── DATASET EXTRACT ──

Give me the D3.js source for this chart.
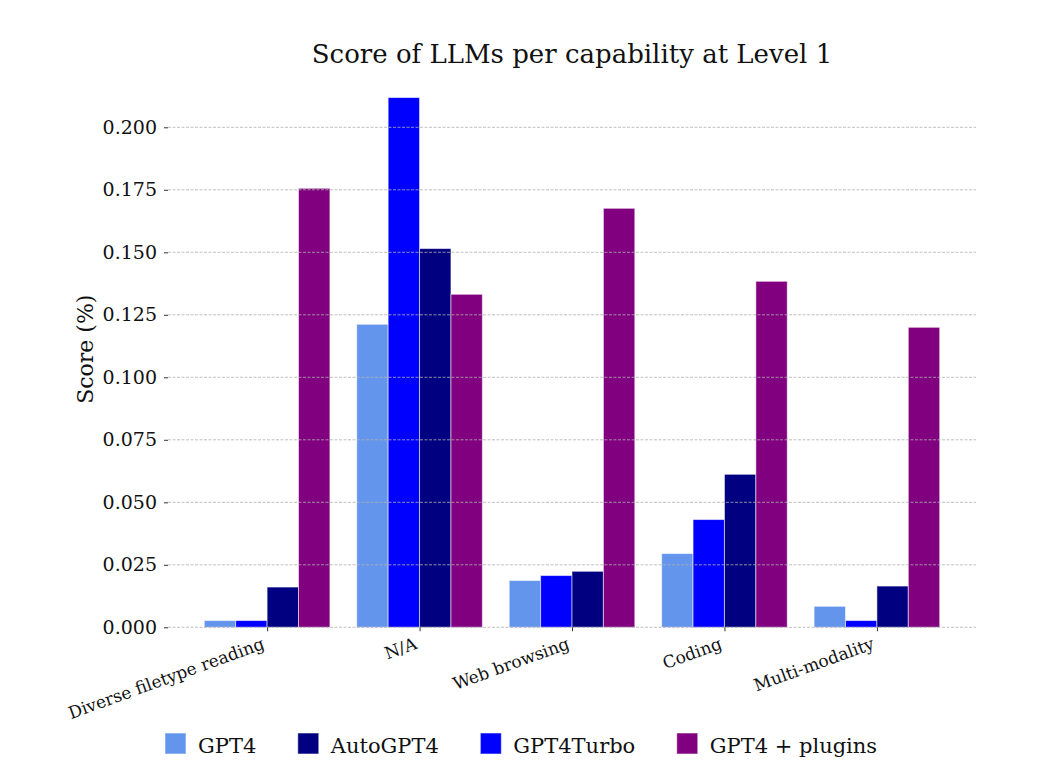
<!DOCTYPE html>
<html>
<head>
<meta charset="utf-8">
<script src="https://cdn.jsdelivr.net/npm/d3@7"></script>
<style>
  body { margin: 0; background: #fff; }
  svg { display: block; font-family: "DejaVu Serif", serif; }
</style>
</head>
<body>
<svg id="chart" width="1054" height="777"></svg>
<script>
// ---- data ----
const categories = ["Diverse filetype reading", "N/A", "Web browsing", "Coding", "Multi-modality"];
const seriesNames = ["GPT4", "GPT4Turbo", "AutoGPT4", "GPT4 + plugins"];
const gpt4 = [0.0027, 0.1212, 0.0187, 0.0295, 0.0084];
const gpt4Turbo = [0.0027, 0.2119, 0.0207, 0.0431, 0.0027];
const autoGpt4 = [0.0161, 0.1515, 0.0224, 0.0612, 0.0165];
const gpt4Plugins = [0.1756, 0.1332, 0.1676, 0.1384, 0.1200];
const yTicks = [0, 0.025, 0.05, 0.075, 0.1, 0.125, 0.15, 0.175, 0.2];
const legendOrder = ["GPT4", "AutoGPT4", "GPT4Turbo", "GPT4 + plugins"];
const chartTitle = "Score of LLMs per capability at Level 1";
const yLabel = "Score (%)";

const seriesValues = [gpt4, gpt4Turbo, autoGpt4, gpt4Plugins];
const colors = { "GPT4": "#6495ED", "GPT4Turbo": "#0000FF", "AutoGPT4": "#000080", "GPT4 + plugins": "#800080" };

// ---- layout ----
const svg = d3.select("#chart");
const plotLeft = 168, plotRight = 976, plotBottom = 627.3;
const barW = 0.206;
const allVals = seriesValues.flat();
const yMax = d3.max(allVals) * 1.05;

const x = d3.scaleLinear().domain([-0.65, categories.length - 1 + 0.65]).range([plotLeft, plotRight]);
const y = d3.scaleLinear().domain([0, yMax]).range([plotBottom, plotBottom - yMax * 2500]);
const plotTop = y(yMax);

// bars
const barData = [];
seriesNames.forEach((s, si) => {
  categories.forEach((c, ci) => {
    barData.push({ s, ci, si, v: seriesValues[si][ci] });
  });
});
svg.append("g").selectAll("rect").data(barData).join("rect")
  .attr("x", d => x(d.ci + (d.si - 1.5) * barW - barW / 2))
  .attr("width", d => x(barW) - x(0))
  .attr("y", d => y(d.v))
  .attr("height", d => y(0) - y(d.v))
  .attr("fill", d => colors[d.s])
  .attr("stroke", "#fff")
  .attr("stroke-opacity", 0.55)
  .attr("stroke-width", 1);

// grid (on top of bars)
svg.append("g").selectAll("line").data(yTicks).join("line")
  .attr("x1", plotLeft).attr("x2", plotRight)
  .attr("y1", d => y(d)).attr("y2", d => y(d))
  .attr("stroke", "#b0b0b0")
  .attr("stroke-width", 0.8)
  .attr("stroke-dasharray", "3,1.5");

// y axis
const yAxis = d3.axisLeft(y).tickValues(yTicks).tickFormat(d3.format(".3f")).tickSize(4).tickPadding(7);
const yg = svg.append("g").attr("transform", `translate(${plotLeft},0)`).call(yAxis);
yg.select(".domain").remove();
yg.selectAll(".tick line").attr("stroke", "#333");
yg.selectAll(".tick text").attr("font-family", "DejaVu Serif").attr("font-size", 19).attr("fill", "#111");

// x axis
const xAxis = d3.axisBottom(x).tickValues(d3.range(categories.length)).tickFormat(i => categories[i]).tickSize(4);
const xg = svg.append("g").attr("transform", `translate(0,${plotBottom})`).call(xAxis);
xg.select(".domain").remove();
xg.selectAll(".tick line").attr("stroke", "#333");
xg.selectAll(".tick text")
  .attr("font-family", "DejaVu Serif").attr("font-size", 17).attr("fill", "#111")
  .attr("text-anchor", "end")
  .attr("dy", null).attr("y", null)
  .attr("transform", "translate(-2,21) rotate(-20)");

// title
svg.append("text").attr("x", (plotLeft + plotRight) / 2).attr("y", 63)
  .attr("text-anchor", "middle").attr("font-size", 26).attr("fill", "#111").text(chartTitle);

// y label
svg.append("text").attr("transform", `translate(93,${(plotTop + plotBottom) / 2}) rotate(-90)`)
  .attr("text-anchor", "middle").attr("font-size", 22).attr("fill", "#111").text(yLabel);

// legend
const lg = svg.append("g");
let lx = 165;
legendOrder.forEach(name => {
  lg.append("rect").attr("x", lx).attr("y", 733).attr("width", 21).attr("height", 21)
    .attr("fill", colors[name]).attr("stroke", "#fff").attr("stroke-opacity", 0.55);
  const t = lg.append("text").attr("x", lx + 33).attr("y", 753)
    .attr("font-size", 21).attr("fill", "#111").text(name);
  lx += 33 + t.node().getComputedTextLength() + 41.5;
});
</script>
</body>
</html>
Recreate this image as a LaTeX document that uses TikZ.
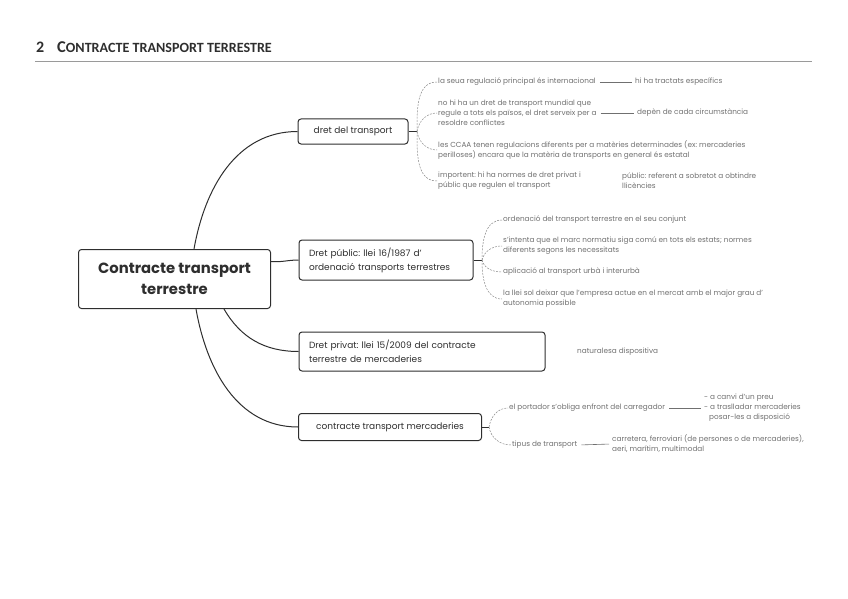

───

_WHAT THE EXERCISE ASKS_
In the copy, include no pictures; restate the listing above exactly.

_SOLUTION BELOW_
Give me the D3.js source for this chart.
<!DOCTYPE html>
<html>
<head>
<meta charset="utf-8">
<script src="https://cdn.jsdelivr.net/npm/d3@7"></script>
<style>
  body { margin: 0; background: #fff; }
  svg { display: block; font-family: "DejaVu Serif", serif; }
</style>
</head>
<body>
<svg id="chart" width="1054" height="777"></svg>
<script>
// ---- data ----
const categories = ["Diverse filetype reading", "N/A", "Web browsing", "Coding", "Multi-modality"];
const seriesNames = ["GPT4", "GPT4Turbo", "AutoGPT4", "GPT4 + plugins"];
const gpt4 = [0.0027, 0.1212, 0.0187, 0.0295, 0.0084];
const gpt4Turbo = [0.0027, 0.2119, 0.0207, 0.0431, 0.0027];
const autoGpt4 = [0.0161, 0.1515, 0.0224, 0.0612, 0.0165];
const gpt4Plugins = [0.1756, 0.1332, 0.1676, 0.1384, 0.1200];
const yTicks = [0, 0.025, 0.05, 0.075, 0.1, 0.125, 0.15, 0.175, 0.2];
const legendOrder = ["GPT4", "AutoGPT4", "GPT4Turbo", "GPT4 + plugins"];
const chartTitle = "Score of LLMs per capability at Level 1";
const yLabel = "Score (%)";

const seriesValues = [gpt4, gpt4Turbo, autoGpt4, gpt4Plugins];
const colors = { "GPT4": "#6495ED", "GPT4Turbo": "#0000FF", "AutoGPT4": "#000080", "GPT4 + plugins": "#800080" };

// ---- layout ----
const svg = d3.select("#chart");
const plotLeft = 168, plotRight = 976, plotBottom = 627.3;
const barW = 0.206;
const allVals = seriesValues.flat();
const yMax = d3.max(allVals) * 1.05;

const x = d3.scaleLinear().domain([-0.65, categories.length - 1 + 0.65]).range([plotLeft, plotRight]);
const y = d3.scaleLinear().domain([0, yMax]).range([plotBottom, plotBottom - yMax * 2500]);
const plotTop = y(yMax);

// bars
const barData = [];
seriesNames.forEach((s, si) => {
  categories.forEach((c, ci) => {
    barData.push({ s, ci, si, v: seriesValues[si][ci] });
  });
});
svg.append("g").selectAll("rect").data(barData).join("rect")
  .attr("x", d => x(d.ci + (d.si - 1.5) * barW - barW / 2))
  .attr("width", d => x(barW) - x(0))
  .attr("y", d => y(d.v))
  .attr("height", d => y(0) - y(d.v))
  .attr("fill", d => colors[d.s])
  .attr("stroke", "#fff")
  .attr("stroke-opacity", 0.55)
  .attr("stroke-width", 1);

// grid (on top of bars)
svg.append("g").selectAll("line").data(yTicks).join("line")
  .attr("x1", plotLeft).attr("x2", plotRight)
  .attr("y1", d => y(d)).attr("y2", d => y(d))
  .attr("stroke", "#b0b0b0")
  .attr("stroke-width", 0.8)
  .attr("stroke-dasharray", "3,1.5");

// y axis
const yAxis = d3.axisLeft(y).tickValues(yTicks).tickFormat(d3.format(".3f")).tickSize(4).tickPadding(7);
const yg = svg.append("g").attr("transform", `translate(${plotLeft},0)`).call(yAxis);
yg.select(".domain").remove();
yg.selectAll(".tick line").attr("stroke", "#333");
yg.selectAll(".tick text").attr("font-family", "DejaVu Serif").attr("font-size", 19).attr("fill", "#111");

// x axis
const xAxis = d3.axisBottom(x).tickValues(d3.range(categories.length)).tickFormat(i => categories[i]).tickSize(4);
const xg = svg.append("g").attr("transform", `translate(0,${plotBottom})`).call(xAxis);
xg.select(".domain").remove();
xg.selectAll(".tick line").attr("stroke", "#333");
xg.selectAll(".tick text")
  .attr("font-family", "DejaVu Serif").attr("font-size", 17).attr("fill", "#111")
  .attr("text-anchor", "end")
  .attr("dy", null).attr("y", null)
  .attr("transform", "translate(-2,21) rotate(-20)");

// title
svg.append("text").attr("x", (plotLeft + plotRight) / 2).attr("y", 63)
  .attr("text-anchor", "middle").attr("font-size", 26).attr("fill", "#111").text(chartTitle);

// y label
svg.append("text").attr("transform", `translate(93,${(plotTop + plotBottom) / 2}) rotate(-90)`)
  .attr("text-anchor", "middle").attr("font-size", 22).attr("fill", "#111").text(yLabel);

// legend
const lg = svg.append("g");
let lx = 165;
legendOrder.forEach(name => {
  lg.append("rect").attr("x", lx).attr("y", 733).attr("width", 21).attr("height", 21)
    .attr("fill", colors[name]).attr("stroke", "#fff").attr("stroke-opacity", 0.55);
  const t = lg.append("text").attr("x", lx + 33).attr("y", 753)
    .attr("font-size", 21).attr("fill", "#111").text(name);
  lx += 33 + t.node().getComputedTextLength() + 41.5;
});
</script>
</body>
</html>
Recreate this image as a LaTeX document that uses TikZ.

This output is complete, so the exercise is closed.